Where did you work with Anna?”
“Belmont.”
“Really?” I could tell he was incredulous.
“Yes, really.” I saw no reason to escalate the emotional intensity that rested behind his comment, so I replied as calmly as I could.
“Which room?” He seemed frustrated. Almost angry.
“Ladies’ Parlor.”
“What? Why? I mean, how many times can you shoot in that room – any room? And why Belmont – again?” There was no doubt that he just couldn’t wrap his head around my decision to photograph Anna in a room where I had worked countless times before.
“Look,” I said, as calmly as I could despite my own increasing irritation, “even if I photographed the same woman in the same chair on the same day at exactly the same time, everything would be different.”
“I don’t understand. How is that possible?”
My first impulse was to tell him that I was sure he didn’t understand, because if he did, he wouldn’t respond as he had. But, I have learned that no good ever comes from such a response, so, I took a very deep breath and said, “First, even if it were the same date and exactly the same time of day, all the variables are different. The weather isn’t likely to be the same – even a variance of a few degrees can totally change how the camera sees the world. Differences in humidity alter how the light diffuses in a room.” I paused. I could see that he was reconsidering the whole conversation.
“But, I have learned that no good ever comes from such a response, so, I took a very deep breath…”

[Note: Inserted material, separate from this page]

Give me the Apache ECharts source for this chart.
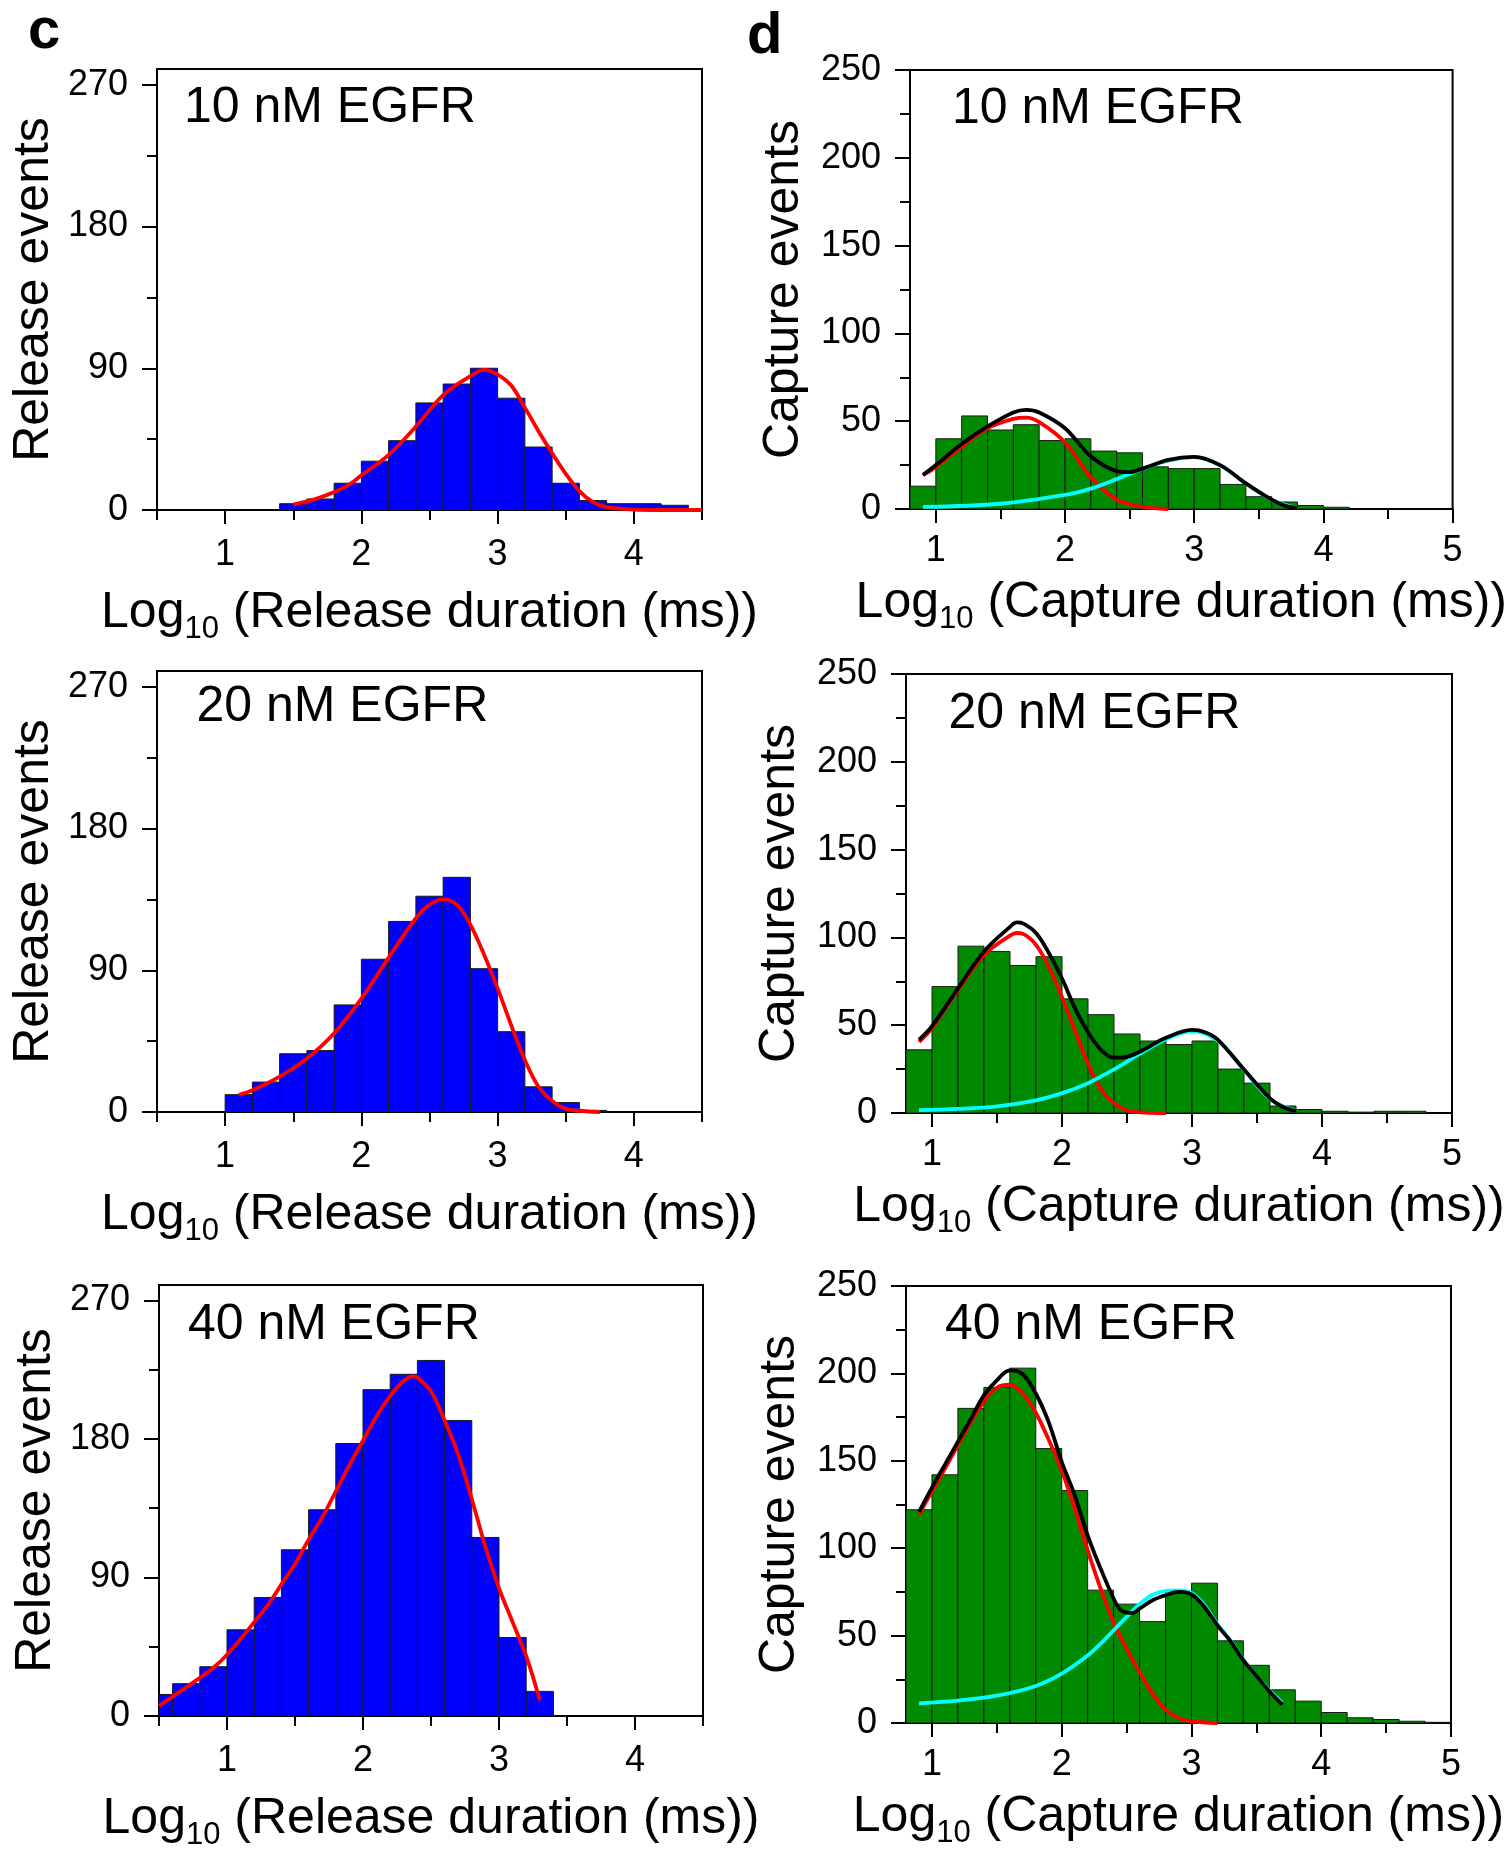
<!DOCTYPE html>
<html><head><meta charset="utf-8">
<script src="https://cdn.jsdelivr.net/npm/echarts@6/dist/echarts.min.js"></script>
<style>html,body{margin:0;padding:0;background:#fff}#chart{width:1509px;height:1852px}</style>
</head><body><div id="chart"></div>
<script>
// ---------------- DATA ----------------
const binWidth = 0.2;
const panelTitles = ['10 nM EGFR', '20 nM EGFR', '40 nM EGFR'];

// c: release histograms (left edge of each bin, counts)
const rel10Edges  = [1.4,1.6,1.8,2.0,2.2,2.4,2.6,2.8,3.0,3.2,3.4,3.6,3.8,4.0,4.2];
const rel10Counts = [4,7,17,31,44,68,80,90,71,40,17,6,4,4,3];
const rel10FitX   = [1.5,1.7,1.9,2.0,2.2,2.4,2.6,2.8,2.9,3.0,3.1,3.2,3.3,3.4,3.5,3.6,3.7,3.8,4.0,4.2,4.5];
const rel10FitY   = [3.4,8,15.5,22,35,53,73,85,89,86,79,65,50,36,23,12,5,1.8,0.3,0,0];

const rel20Edges  = [1.0,1.2,1.4,1.6,1.8,2.0,2.2,2.4,2.6,2.8,3.0,3.2,3.4,3.6];
const rel20Counts = [11,19,37,39,68,97,121,137,149,91,51,16,6,1];
const rel20FitX   = [1.1,1.2,1.4,1.6,1.8,2.0,2.2,2.4,2.5,2.6,2.7,2.8,2.9,3.0,3.1,3.2,3.3,3.4,3.5,3.6,3.75];
const rel20FitY   = [10.8,13.8,22.5,34,50,72,98,123,131.6,135,131.6,119,100,78.5,55,33,16,7,2,0.8,0];

const rel40Edges  = [0.4,0.6,0.8,1.0,1.2,1.4,1.6,1.8,2.0,2.2,2.4,2.6,2.8,3.0,3.2];
const rel40Counts = [14,21,32,56,77,108,134,177,212,222,231,192,116,51,16];
const rel40FitX   = [0.5,0.6,0.8,0.9,1.0,1.1,1.2,1.3,1.4,1.5,1.6,1.7,1.8,1.9,2.0,2.1,2.2,2.3,2.37,2.4,2.5,2.6,2.7,2.8,2.9,3.0,3.1,3.2,3.3];
const rel40FitY   = [6.6,12.6,24.8,31.3,39.8,50,61,72,85.5,98.8,114.6,129,146,163,179,194.7,208,217.8,220.7,220,211,192,170,141,110,83,61,39,10.2];

// d: capture histograms
const cap10Edges  = [0.8,1.0,1.2,1.4,1.6,1.8,2.0,2.2,2.4,2.6,2.8,3.0,3.2,3.4,3.6,3.8,4.0];
const cap10Counts = [13,40,53,45,48,39,40,33,32,24,23,23,14,7,4,2,1];
const cap10RedX   = [0.9,1.0,1.2,1.4,1.6,1.7,1.8,2.0,2.2,2.4,2.6,2.8];
const cap10RedY   = [19.3,24,35.5,46,51.3,52,49.5,38,18,5.3,1.2,0];
const cap10CyanX  = [0.9,1.5,2.0,2.2,2.4,2.6,2.8,3.0,3.2,3.4,3.6,3.8];
const cap10CyanY  = [1.2,3,8,11.6,17,22.8,27.5,29.5,25,14.5,5.2,0.5];
const cap10SumX   = [0.9,1.0,1.2,1.4,1.6,1.7,1.8,2.0,2.2,2.4,2.5,2.6,2.8,3.0,3.2,3.4,3.6,3.7,3.8];
const cap10SumY   = [19.3,25,37,47,55,56.5,55,46,30,21.6,21,23,28,29.7,25,14.6,5.3,1.9,0.5];

const cap20Edges  = [0.8,1.0,1.2,1.4,1.6,1.8,2.0,2.2,2.4,2.6,2.8,3.0,3.2,3.4,3.6,3.8,4.0,4.2,4.4,4.6];
const cap20Counts = [36,72,95,92,84,89,65,56,45,41,39,41,25,17,4,2,1,0.5,1,1];
const cap20RedX   = [0.9,1.0,1.2,1.4,1.6,1.65,1.7,1.8,1.9,2.0,2.1,2.2,2.3,2.4,2.5,2.6,2.8];
const cap20RedY   = [40.5,48.4,70,90,101,102.5,102,95.7,83,66,47,28,13.5,5.6,1.6,0.4,0];
const cap20CyanX  = [0.9,1.2,1.5,1.8,2.0,2.2,2.4,2.6,2.8,3.0,3.2,3.4,3.6,3.8];
const cap20CyanY  = [1.6,2.3,3.8,7.2,11.3,17,24.8,33.8,42,46.5,41,24.5,8,1];
const cap20SumX   = [0.9,1.0,1.2,1.4,1.6,1.65,1.7,1.8,1.9,2.0,2.1,2.2,2.3,2.4,2.5,2.6,2.8,3.0,3.1,3.2,3.4,3.6,3.7,3.8];
const cap20SumY   = [41.7,49.5,71,92,106,108.6,108,102.5,91,76.6,59.7,46,36,31.5,32,35,42.8,47.3,46,41.7,24.8,8.3,3.4,1];

const cap40Edges  = [0.8,1.0,1.2,1.4,1.6,1.8,2.0,2.2,2.4,2.6,2.8,3.0,3.2,3.4,3.6,3.8,4.0,4.2,4.4,4.6,4.8];
const cap40Counts = [122,142,180,192,203,157,133,76,68,58,75,80,47,33,19,12.5,6,3,2,1,0.4];
const cap40RedX   = [0.9,1.0,1.1,1.2,1.3,1.4,1.5,1.6,1.7,1.8,1.9,2.0,2.1,2.2,2.3,2.4,2.5,2.6,2.7,2.8,2.9,3.0,3.2];
const cap40RedY   = [119.3,132.5,145.6,159,172,184,191.8,193.5,188.5,177.5,162,144.6,122.7,98.8,76.9,57.8,42.5,29.2,16.8,7.6,2.9,1,0];
const cap40CyanX  = [0.9,1.2,1.5,1.8,2.0,2.2,2.3,2.4,2.5,2.6,2.7,2.8,2.9,3.0,3.1,3.2,3.3,3.4,3.5,3.6,3.7];
const cap40CyanY  = [11.2,12.8,15.6,21.2,28.2,38.6,45.4,53,60.7,68,73.4,75.6,75.9,74.4,67.4,56.5,47.2,36.2,27,18.7,11.6];
const cap40SumX   = [0.9,1.0,1.1,1.2,1.3,1.4,1.5,1.6,1.7,1.8,1.9,2.0,2.1,2.2,2.3,2.4,2.45,2.5,2.55,2.6,2.7,2.8,2.9,3.0,3.1,3.2,3.3,3.4,3.5,3.6,3.7];
const cap40SumY   = [120.8,134.7,147.8,161,174,187.4,196,201.7,199.5,188.5,172,149.4,130.3,107.4,88.3,71.2,64.9,63.2,63,65.4,70.2,73.1,75,73.6,66.4,55.9,46.8,35.8,27,18.2,10.5];

// axis ticks / labels
const relYLabels = [0,90,180,270];
const relYMinor  = [45,135,225];
const relXLabels = [1,2,3,4];
const relXMinor  = [0.5,1.5,2.5,3.5,4.5];
const capYLabels = [0,50,100,150,200,250];
const capYMinor  = [25,75,125,175,225];
const capXLabels = [1,2,3,4,5];
const capXMinor  = [1.5,2.5,3.5,4.5];

// ---------------- CHART ----------------
const FONT = "'Liberation Sans', Arial, Helvetica, sans-serif";
const RED = '#ff0000', CYAN = '#00ffff', BLACK = '#000000';
const BLUE = '#0000ff', GREEN = '#008a00';

const panels = [
  {kind:'rel', grid:{left:157,top:69,width:545,height:441}, edges:rel10Edges, counts:rel10Counts,
   curves:[[rel10FitX,rel10FitY,RED]], title:panelTitles[0], tpos:[184,111]},
  {kind:'cap', grid:{left:910,top:70,width:544,height:439}, edges:cap10Edges, counts:cap10Counts,
   curves:[[cap10RedX,cap10RedY,RED],[cap10CyanX,cap10CyanY,CYAN],[cap10SumX,cap10SumY,BLACK]], title:panelTitles[0], tpos:[952,112]},
  {kind:'rel', grid:{left:157,top:671,width:545,height:441}, edges:rel20Edges, counts:rel20Counts,
   curves:[[rel20FitX,rel20FitY,RED]], title:panelTitles[1], tpos:[196.5,710]},
  {kind:'cap', grid:{left:906,top:674,width:546,height:439}, edges:cap20Edges, counts:cap20Counts,
   curves:[[cap20RedX,cap20RedY,RED],[cap20CyanX,cap20CyanY,CYAN],[cap20SumX,cap20SumY,BLACK]], title:panelTitles[1], tpos:[948.5,717]},
  {kind:'rel', grid:{left:159,top:1285,width:544,height:442}, edges:rel40Edges, counts:rel40Counts,
   curves:[[rel40FitX,rel40FitY,RED]], title:panelTitles[2], tpos:[188,1328]},
  {kind:'cap', grid:{left:906,top:1286,width:545,height:437}, edges:cap40Edges, counts:cap40Counts,
   curves:[[cap40RedX,cap40RedY,RED],[cap40CyanX,cap40CyanY,CYAN],[cap40SumX,cap40SumY,BLACK]], title:panelTitles[2], tpos:[945,1328]}
];

const grids = [], xAxes = [], yAxes = [], series = [], graphics = [];
const lineStyle = {color:'#000', width:2};

panels.forEach((p, i) => {
  const rel = p.kind === 'rel';
  grids.push(Object.assign({show:true, borderColor:'#000', borderWidth:2, backgroundColor:'#fff'}, p.grid));
  const xmin = rel ? 0.5 : 0.8, xmax = rel ? 4.5 : 5;
  const ymax = rel ? 280 : 250;
  const xName = rel ? '{a|Log}{b|10}{a| (Release duration (ms))}' : '{a|Log}{b|10}{a| (Capture duration (ms))}';
  xAxes.push({
    type:'value', gridIndex:i, min:xmin, max:xmax, position:'bottom',
    axisLine:{show:true, onZero:false, lineStyle},
    axisTick:{show:true, length:14, lineStyle, customValues: rel ? relXLabels : capXLabels},
    axisLabel:{show:true, customValues: rel ? relXLabels : capXLabels, fontSize:36, color:'#000', fontFamily:FONT, margin: rel ? 27 : 24},
    splitLine:{show:false},
    name:xName, nameLocation:'middle', nameGap: rel ? 71 : 62,
    nameTextStyle:{rich:{
      a:{fontSize:50, lineHeight:64, fontFamily:FONT, color:'#000'},
      b:{fontSize:31, lineHeight:26, verticalAlign:'bottom', fontFamily:FONT, color:'#000'}
    }}
  });
  xAxes.push({
    type:'value', gridIndex:i, min:xmin, max:xmax, position:'bottom',
    axisLine:{show:false, onZero:false},
    axisTick:{show:true, length:10, lineStyle, customValues: rel ? relXMinor : capXMinor},
    axisLabel:{show:false}, splitLine:{show:false}
  });
  yAxes.push({
    type:'value', gridIndex:i, min:0, max:ymax, position:'left',
    axisLine:{show:true, onZero:false, lineStyle},
    axisTick:{show:true, length:15, lineStyle, customValues: rel ? relYLabels : capYLabels},
    axisLabel:{show:true, customValues: rel ? relYLabels : capYLabels, fontSize:36, color:'#000', fontFamily:FONT, margin:29},
    splitLine:{show:false},
    name: rel ? 'Release events' : 'Capture events', nameLocation:'middle', nameGap: rel ? 98 : 101,
    nameTextStyle:{fontSize:50, fontFamily:FONT, color:'#000'}
  });
  yAxes.push({
    type:'value', gridIndex:i, min:0, max:ymax, position:'left',
    axisLine:{show:false, onZero:false},
    axisTick:{show:true, length:10, lineStyle, customValues: rel ? relYMinor : capYMinor},
    axisLabel:{show:false}, splitLine:{show:false}
  });
  const xi = 2*i, yi = 2*i;
  const barData = p.edges.map((e, k) => [e, e + binWidth, p.counts[k]]);
  const fill = rel ? BLUE : GREEN;
  series.push({
    type:'custom', xAxisIndex:xi, yAxisIndex:yi, clip:true, z:2,
    encode:{x:[0,1], y:2},
    data:barData,
    renderItem:(params, api) => {
      const a = api.coord([api.value(0), 0]);
      const b = api.coord([api.value(1), api.value(2)]);
      const cs = params.coordSys;
      const x0 = Math.max(a[0], cs.x), x1 = Math.min(b[0], cs.x + cs.width);
      return {type:'rect', shape:{x:x0, y:b[1], width:x1 - x0, height:a[1] - b[1]},
              style:{fill:fill, stroke:'#1a1a1a', lineWidth:1}};
    }
  });
  p.curves.forEach((c, k) => {
    series.push({
      type:'line', xAxisIndex:xi, yAxisIndex:yi, z:3 + k, clip:true,
      data:c[0].map((x, j) => [x, c[1][j]]),
      showSymbol:false, symbol:'none', smooth:0.35,
      lineStyle:{color:c[2], width:3.8}
    });
  });
  graphics.push({type:'text', left:p.tpos[0], top:p.tpos[1] - 28, z:100,
    style:{text:p.title, fontSize:50, fontFamily:FONT, fill:'#000'}});
});

graphics.push({type:'text', left:28, top:3, z:100, style:{text:'c', fontSize:58, fontWeight:'bold', fontFamily:FONT, fill:'#000'}});
graphics.push({type:'text', left:747, top:8, z:100, style:{text:'d', fontSize:58, fontWeight:'bold', fontFamily:FONT, fill:'#000'}});

const chart = echarts.init(document.getElementById('chart'), null, {renderer:'canvas'});
chart.setOption({
  animation:false,
  backgroundColor:'#fff',
  grid:grids, xAxis:xAxes, yAxis:yAxes, series:series, graphic:graphics
});
</script></body></html>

It is true. The variables are almost endless. So, as I write this article, it is June 22, one day after the Summer Solstice, and it is 10:06 AM. If I were to work in the ladies’ parlor at Belmont for the next 10 June twenty-seconds, at exactly 10:06 AM, unless the temperature and humidity were exactly the same – think about how unlikely that is – and the exact cloud pattern were in the sky, the volume of light in the room would be very different.